Armenia’s Inspectorate for Nature Protection and Mineral Resources suggested that Lydian Armenia company stop mining operations at the Amulsar gold deposit until a repeat environmental audit of the project is over, the Ministry of Nature Protection said.
Armenian local environmentalists and residents of nearby villages have been protesting against the development of the mine for several years, stating that the mining activities are endangering the region’s water resources, ruining vegetables and fruits planted in the area and particularly the local population’s health.
Based on the findings of a previous audit of the project, the Inspectorate General suggested that the Ministry of Nature Protection, recognize the expertise conclusion of the project, approved by the nature protection minister on April 29, 2016 as invalid.
The head of Inspectorate asked the Office of Prosecutor General to find out whether extraction of ore by the company without the right to use the subsoil contains elements of crime. Administrative proceedings were launched against a water distributor in the town of Yeghegnadzor to determine whether it had right to supply water to Lydian Armenia for production purposed from Kechut-Zaritap irrigation water pipeline.

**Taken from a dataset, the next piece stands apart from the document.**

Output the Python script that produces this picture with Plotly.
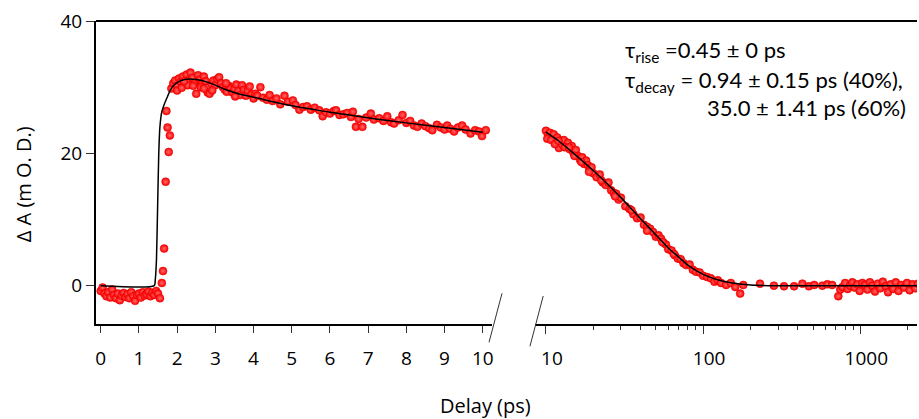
import plotly.graph_objects as go

# ---- data ----
# left panel, linear delay 0-10 ps
left_x = [0.00,0.05,0.10,0.15,0.20,0.25,0.30,0.35,0.40,0.45,0.50,0.55,0.60,0.65,0.70,0.75,0.80,0.85,0.90,0.95,
          1.00,1.05,1.10,1.15,1.20,1.25,1.30,1.35,1.40,1.45,1.50,1.55,
          1.60,1.63,1.66,1.70,1.72,1.75,1.78,1.81,
          1.85,1.90,1.95,2.00,2.05,2.10,2.15,2.20,2.25,2.30,2.35,2.40,2.45,2.50,2.55,2.60,2.65,2.70,2.75,2.80,
          2.85,2.90,2.95,3.00,3.05,3.10,3.15,3.20,3.25,3.30,3.35,3.40,3.45,3.50,3.55,3.60,3.65,3.70,3.75,3.80,
          3.85,3.90,3.95,4.00,4.05,4.10,4.18,4.25,4.35,4.42,4.50,4.60,4.70,4.81,4.90,5.03,5.10,5.20,5.30,5.40,
          5.50,5.60,5.72,5.81,5.90,6.00,6.10,6.16,6.25,6.35,6.45,6.55,6.60,6.68,6.75,6.85,6.95,7.07,7.15,7.29,
          7.40,7.50,7.60,7.68,7.80,7.90,8.00,8.10,8.20,8.29,8.40,8.50,8.60,8.68,8.80,8.90,9.00,9.07,9.15,9.25,
          9.35,9.46,9.55,9.68,9.80,9.90,9.98,10.08,
          2.00,2.12,2.28,2.62,2.92,3.28,3.52,2.18,2.42,2.70]
left_y = [-0.8,-0.3,-1.2,-1.6,-1.0,-1.8,-0.6,-1.4,-1.9,-1.2,-2.2,-1.5,-1.1,-1.7,-1.3,-1.9,-1.0,-1.6,-2.3,-1.4,
          -1.2,-1.8,-1.0,-1.5,-1.3,-0.9,-1.6,-1.1,-1.4,-0.8,-1.2,-1.9,
          0.4,2.2,5.6,15.7,26.4,23.9,20.2,22.7,
          29.8,30.6,31.0,30.2,31.3,30.8,31.6,30.4,31.9,31.0,32.2,31.4,30.6,29.0,31.8,31.2,30.5,31.6,30.9,29.2,
          29.0,30.4,31.0,30.3,31.2,31.5,30.6,30.0,29.6,29.3,30.2,29.8,29.2,29.7,30.4,29.4,28.8,30.3,29.6,28.7,
          29.5,30.1,28.9,28.3,29.0,28.7,30.0,28.4,28.1,28.8,27.9,28.3,27.4,28.7,27.8,28.0,27.3,26.6,27.0,27.1,
          26.6,26.9,26.5,25.6,26.2,26.0,26.4,26.5,25.8,25.9,26.1,25.5,26.3,24.0,25.2,24.0,25.4,26.0,25.1,25.3,
          24.9,25.6,24.7,24.5,25.0,25.8,24.6,24.9,24.2,24.0,24.5,24.1,23.8,23.5,24.3,23.9,23.6,24.2,23.7,23.3,
          23.9,24.2,23.6,23.0,23.5,23.3,22.6,23.5,
          29.5,29.9,30.3,30.0,29.5,30.6,28.6,30.9,30.2,29.8]
left_fit_x = [0.0,1.40,1.43,1.46,1.49,1.52,1.55,1.60,1.67,1.75,1.81,1.90,2.07,2.20,2.33,2.50,2.77,3.00,3.20,
              3.60,4.07,4.50,5.00,5.50,6.00,6.50,7.20,8.00,9.00,10.00]
left_fit_y = [0.0,0.0,1.0,4.0,12.0,20.0,24.0,26.3,27.5,28.6,29.4,30.2,30.9,31.15,31.25,31.15,30.8,30.3,29.8,
              29.0,28.4,27.8,27.2,26.7,26.2,25.8,25.2,24.6,23.9,23.2]

# right panel, log delay 10-2300 ps
right_x = [10.0,10.3,10.6,10.9,11.2,11.5,11.8,12.1,12.4,12.7,13.0,13.4,13.8,14.2,14.6,15.0,15.5,16.0,16.5,17.0,
           17.5,18.0,18.5,19.0,19.5,20.0,21,22,23,24,25,26,27,28,29,30,32,34,36,38,40,42,44,46,48,50,52,54,56,58,
           60,63,66,69,72,75,78,82,86,90,95,100,106,112,118,124,130,140,150,160,172,180,230,282,327,379,428,471,
           509,573,617,662,724,745,770,800,830,860,890,920,955,990,1030,1070,1110,1150,1190,1240,1290,1340,1390,
           1450,1500,1560,1620,1680,1750,1820,1900,1980,2060,2150,2240,2330,
           10.2,10.8,11.4,12.0,13.2,14.0,15.2,16.8,18.8,22.5,27.5,35,44,55,65]
right_y = [23.4,22.8,23.1,22.3,22.9,21.6,22.4,20.8,21.9,21.3,22.0,21.0,21.6,20.6,21.1,20.0,20.5,19.6,19.0,19.4,
           18.4,18.9,18.2,17.6,17.9,17.0,16.4,16.8,15.6,15.2,15.6,14.4,14.0,13.9,13.0,13.3,12.0,11.6,10.8,10.2,10.3,
           9.2,8.9,8.6,8.1,7.4,7.6,7.1,6.5,6.2,5.5,5.3,4.6,4.1,4.0,3.4,3.1,3.2,2.4,2.1,2.0,1.5,1.3,1.1,0.6,0.8,0.4,
           0.1,0.4,-0.2,-1.2,0.1,0.3,0.0,-0.1,-0.1,0.3,-0.1,0.1,0.0,0.2,0.1,-1.6,-0.6,-0.2,0.4,-0.5,0.0,0.5,-0.3,
           0.2,-0.8,0.4,0.1,-0.6,0.5,0.0,-0.9,0.3,-0.4,0.6,-0.1,-1.0,0.2,-0.5,0.5,-0.8,0.1,-0.3,0.4,-0.7,0.2,-0.4,0.3,
           22.2,22.0,21.4,21.9,20.9,20.9,19.6,18.7,17.2,15.9,13.5,11.4,8.3,6.6,4.8]
right_fit_x = [10,12,15,20,25,30,40,50,60,70,80,100,125,150,200,300,1000,2400]
right_fit_y = [23.2,21.9,20.0,17.4,15.2,13.3,10.1,7.7,5.7,4.3,3.1,1.7,0.85,0.42,0.1,0.0,0.0,0.0]

y_ticks = [0, 20, 40]
left_ticks = list(range(0, 11))
right_ticks = [10, 100, 1000]
right_minor = [20,30,40,50,60,70,80,90,200,300,400,500,600,700,800,900,2000]

FONT = "Open Sans"
marker = dict(color="#ff0000", size=8, line=dict(color="#e00000", width=0.5),
              gradient=dict(type="radial", color="#ff6a6a"))

fig = go.Figure()
fig.add_trace(go.Scatter(x=left_x, y=left_y, mode="markers", marker=marker, xaxis="x", yaxis="y",
                         showlegend=False))
fig.add_trace(go.Scatter(x=left_fit_x, y=left_fit_y, mode="lines",
                         line=dict(color="black", width=1.5, shape="spline", smoothing=0.6),
                         xaxis="x", yaxis="y", showlegend=False))
fig.add_trace(go.Scatter(x=right_x, y=right_y, mode="markers", marker=marker, xaxis="x2", yaxis="y",
                         showlegend=False))
fig.add_trace(go.Scatter(x=right_fit_x, y=right_fit_y, mode="lines",
                         line=dict(color="black", width=1.5, shape="spline", smoothing=0.6),
                         xaxis="x2", yaxis="y", showlegend=False))

axis_common = dict(showgrid=False, zeroline=False, showline=True, linecolor="black", linewidth=2,
                   ticks="outside", tickcolor="#333", tickwidth=1,
                   tickfont=dict(family=FONT, size=19, color="black"))

fig.update_layout(
    width=919, height=419,
    margin=dict(l=96, r=0, t=21, b=95),
    paper_bgcolor="white", plot_bgcolor="white",
    xaxis=dict(domain=[0, 0.4824], range=[-0.123, 10.243], tickvals=left_ticks, ticklen=7,
               ticklabelstandoff=9, anchor="y", **axis_common),
    xaxis2=dict(domain=[0.5343, 1], type="log", range=[0.9283, 3.3604], tickvals=right_ticks,
                ticktext=[str(v) for v in right_ticks], ticklen=8, ticklabelstandoff=8,
                ticklabelshift=6, anchor="y",
                minor=dict(tickvals=right_minor, ticks="outside", ticklen=4, tickcolor="#333", tickwidth=1),
                **axis_common),
    yaxis=dict(range=[-5.8, 40], tickvals=y_ticks, ticklen=8, anchor="x", **axis_common),
)

# top frame line across both panels
fig.add_shape(type="line", xref="paper", yref="paper", x0=0, x1=1, y0=1, y1=1,
              line=dict(color="black", width=2))
# axis break marks
def px(xp): return (xp - 96) / 823
def py(yp): return (324 - yp) / 303
fig.add_shape(type="line", xref="paper", yref="paper", x0=px(490), y0=py(342.3), x1=px(503), y1=py(293.3),
              line=dict(color="#333", width=1))
fig.add_shape(type="line", xref="paper", yref="paper", x0=px(531), y0=py(346.3), x1=px(544.3), y1=py(296),
              line=dict(color="#333", width=1))

fig.add_annotation(x=px(486), y=py(405), xref="paper", yref="paper", xanchor="center", yanchor="middle",
                   text="Delay (ps)", showarrow=False, font=dict(family=FONT, size=20, color="black"))
fig.add_annotation(x=px(23), y=py(184), xref="paper", yref="paper", xanchor="center", yanchor="middle",
                   text="Δ A (m O. D.)", textangle=-90,
                   showarrow=False, font=dict(family=FONT, size=20, color="black"))

AFONT = dict(family="Lato", size=22, color="black")
fig.add_annotation(x=px(624), y=py(51), xref="paper", yref="paper", xanchor="left", yanchor="middle",
                   text="τ<sub>rise</sub> =0.45 ± 0 ps", showarrow=False, font=AFONT)
fig.add_annotation(x=px(624), y=py(81), xref="paper", yref="paper", xanchor="left", yanchor="middle",
                   text="τ<sub>decay</sub> = 0.94 ± 0.15 ps (40%),", showarrow=False, font=AFONT)
fig.add_annotation(x=px(706), y=py(107), xref="paper", yref="paper", xanchor="left", yanchor="middle",
                   text="35.0 ± 1.41 ps (60%)", showarrow=False, font=AFONT)

fig.write_html("out.html", config={"displayModeBar": False},
               post_script="document.body.style.margin='0';")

Administrative proceedings were also instituted against the administration of the town of Jermuk to find out whether the decision of Gndevaz district to provide water to the company was legal. Also, a report was submitted to the Prime Minister about the results of inspections at companies contracted by Lydian Armenia for construction work at Amulsar deposit.
Lydian Armenia was founded in 2005, and all 100% of shares in it are by Lydian International. The Amulsar mine program is the first project of the company in Armenia. The Amulsar gold deposit is the second largest deposit in Armenia in terms of gold reserves and is said to contain about 31 million tons of ore and 40 tons of pure gold. Armenian local environmentalists and residents of nearby villages have been protesting against the development of the mine for years, claiming that the mining activities would endanger the region’s water resources and the local population’s health. Prime Minister Pashinyan promised that an ad-hoc expert group would be established to examine whether Amulsar gold mine and all other mining operations in the country comply with Armenian law and environmental protections norms.